2nd Principal and Sheikh al-Hadith of Darul Uloom Deoband
- In office 1884–1890
- Preceded by: Yaqub Nanautawi
- Succeeded by: Mahmud Hasan Deobandi

Personal life
- Died: 1894 AD (1311 AH) Bhopal, Bhopal State, British India
- Occupation: Islamic scholar, muhaddith

Religious life
- Religion: Islam
- Denomination: Sunni Islam
- Jurisprudence: Hanafi
- Creed: Maturidi

= Syed Ahmad Dehlavi (academic) =

British Indian Islamic scholar (d. 1894)

Syed Ahmad Dehlavi (died 1894) was an Indian Muslim academician and hadith scholar who served as the second principal and Sheikh al-Hadith of Darul Uloom Deoband between 1884 and 1890. He specialised in Islamic astronomy and mathematics. His students included Abdul Hayy Hasani, Murtaza Hasan Chandpuri, Mahmud Hasan Deobandi, Aziz-ul-Rahman Usmani, Muhammad Yasin Deobandi, Ubaidullah Sindhi, and Ashraf Ali Thanwi.

== Biography ==
Syed Ahmed Dehlvi belonged to a Sayyid family in Delhi. His father, Maulvi Imamuddin, privately tutored Mughal princes, and his maternal uncle, Mir Syed Mehboob Ali Jafari, was a student of Shah Abdul Aziz Dehlavi.
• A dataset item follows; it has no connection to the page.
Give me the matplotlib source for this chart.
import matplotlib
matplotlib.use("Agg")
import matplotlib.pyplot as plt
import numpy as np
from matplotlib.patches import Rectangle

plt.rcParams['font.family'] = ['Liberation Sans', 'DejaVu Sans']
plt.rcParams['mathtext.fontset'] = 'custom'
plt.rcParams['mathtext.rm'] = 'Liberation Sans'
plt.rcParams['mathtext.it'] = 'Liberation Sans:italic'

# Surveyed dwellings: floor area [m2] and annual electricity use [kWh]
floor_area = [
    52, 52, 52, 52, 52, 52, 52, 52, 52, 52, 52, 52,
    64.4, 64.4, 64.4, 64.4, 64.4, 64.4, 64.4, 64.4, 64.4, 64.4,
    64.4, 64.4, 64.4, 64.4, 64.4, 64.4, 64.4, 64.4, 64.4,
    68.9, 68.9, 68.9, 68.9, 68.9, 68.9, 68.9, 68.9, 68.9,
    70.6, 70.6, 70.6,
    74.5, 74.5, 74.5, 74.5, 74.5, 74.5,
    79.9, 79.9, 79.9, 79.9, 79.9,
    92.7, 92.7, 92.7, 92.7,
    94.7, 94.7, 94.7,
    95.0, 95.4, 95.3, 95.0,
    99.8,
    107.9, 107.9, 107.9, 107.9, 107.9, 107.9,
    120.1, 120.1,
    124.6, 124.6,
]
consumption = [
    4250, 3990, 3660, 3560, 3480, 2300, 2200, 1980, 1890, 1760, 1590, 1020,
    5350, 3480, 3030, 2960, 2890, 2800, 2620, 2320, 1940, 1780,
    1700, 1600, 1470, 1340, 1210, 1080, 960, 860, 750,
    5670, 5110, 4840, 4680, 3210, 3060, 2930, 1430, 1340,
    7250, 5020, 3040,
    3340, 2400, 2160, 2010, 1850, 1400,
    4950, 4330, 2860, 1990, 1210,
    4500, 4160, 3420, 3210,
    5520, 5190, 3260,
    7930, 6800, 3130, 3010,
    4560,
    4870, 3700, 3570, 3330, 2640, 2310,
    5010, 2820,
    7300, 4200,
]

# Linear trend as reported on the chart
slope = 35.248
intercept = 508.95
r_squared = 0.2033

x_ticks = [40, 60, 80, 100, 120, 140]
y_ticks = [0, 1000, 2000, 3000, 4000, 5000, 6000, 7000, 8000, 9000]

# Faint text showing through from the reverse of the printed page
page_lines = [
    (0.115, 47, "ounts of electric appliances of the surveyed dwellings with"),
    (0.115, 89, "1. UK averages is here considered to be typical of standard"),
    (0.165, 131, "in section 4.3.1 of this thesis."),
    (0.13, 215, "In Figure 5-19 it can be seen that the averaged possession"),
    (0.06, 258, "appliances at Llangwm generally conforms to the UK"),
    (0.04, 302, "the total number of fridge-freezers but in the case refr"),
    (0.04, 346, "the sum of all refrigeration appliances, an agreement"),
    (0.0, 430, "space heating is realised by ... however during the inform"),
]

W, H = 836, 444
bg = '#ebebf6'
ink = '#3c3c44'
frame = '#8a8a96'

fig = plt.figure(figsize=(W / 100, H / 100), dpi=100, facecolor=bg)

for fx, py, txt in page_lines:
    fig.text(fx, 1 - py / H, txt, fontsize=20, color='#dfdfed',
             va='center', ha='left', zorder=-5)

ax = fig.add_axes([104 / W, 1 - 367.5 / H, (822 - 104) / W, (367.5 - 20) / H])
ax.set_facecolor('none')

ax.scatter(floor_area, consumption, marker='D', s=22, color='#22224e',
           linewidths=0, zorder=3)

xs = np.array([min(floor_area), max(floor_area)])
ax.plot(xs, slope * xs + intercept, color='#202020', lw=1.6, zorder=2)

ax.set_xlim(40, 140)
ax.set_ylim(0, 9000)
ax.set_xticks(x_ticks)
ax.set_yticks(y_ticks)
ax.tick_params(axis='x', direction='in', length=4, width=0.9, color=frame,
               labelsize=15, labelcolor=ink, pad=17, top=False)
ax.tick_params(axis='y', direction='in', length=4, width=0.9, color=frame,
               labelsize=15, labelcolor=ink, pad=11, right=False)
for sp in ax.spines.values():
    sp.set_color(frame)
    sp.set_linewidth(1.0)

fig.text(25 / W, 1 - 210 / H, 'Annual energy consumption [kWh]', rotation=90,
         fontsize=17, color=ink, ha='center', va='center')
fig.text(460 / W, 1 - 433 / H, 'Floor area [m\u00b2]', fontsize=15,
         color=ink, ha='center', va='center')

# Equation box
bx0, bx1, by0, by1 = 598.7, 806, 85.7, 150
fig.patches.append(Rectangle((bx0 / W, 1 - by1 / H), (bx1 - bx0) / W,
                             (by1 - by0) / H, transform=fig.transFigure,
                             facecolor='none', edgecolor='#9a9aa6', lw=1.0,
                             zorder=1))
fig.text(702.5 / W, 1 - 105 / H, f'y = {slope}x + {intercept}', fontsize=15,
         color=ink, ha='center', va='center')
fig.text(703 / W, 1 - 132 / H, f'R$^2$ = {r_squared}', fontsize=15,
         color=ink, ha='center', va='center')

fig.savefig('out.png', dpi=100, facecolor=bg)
Syed pledged allegiance to Qasim Nanawtawi in Sufism. In 1868 AD (1285 AH), he began his career as a teacher at Darul Uloom Deoband and succeeded Yaqub Nanautawi as the seminary's second principal and Sheikh al-Hadith (Senior Professor of Hadith) in 1886 (Rabi' al-Thani 1302 AH). He resigned from the seminary in 1890 AD (1307 AH) and joined Madrasa Jahangiri in Bhopal as principal and rector at the invitation of Shah Jahan Begum.

During his tenure as principal at Darul Uloom Deoband, thirty students completed graduation in Dars-e-Nizami, including Ghulam Rasool Hazarvi and Murtaza Hasan Chandpuri. Mahmud Hasan Deobandi, Muhammad Yasin Deobandi, Ubaidullah Sindhi, Aziz-ul-Rahman Usmani, Ashraf Ali Thanwi, and Abdul Hayy Hasani were also among his students in Deoband and Bhopal, respectively.

He died in Bhopal in 1894 (1311 AH).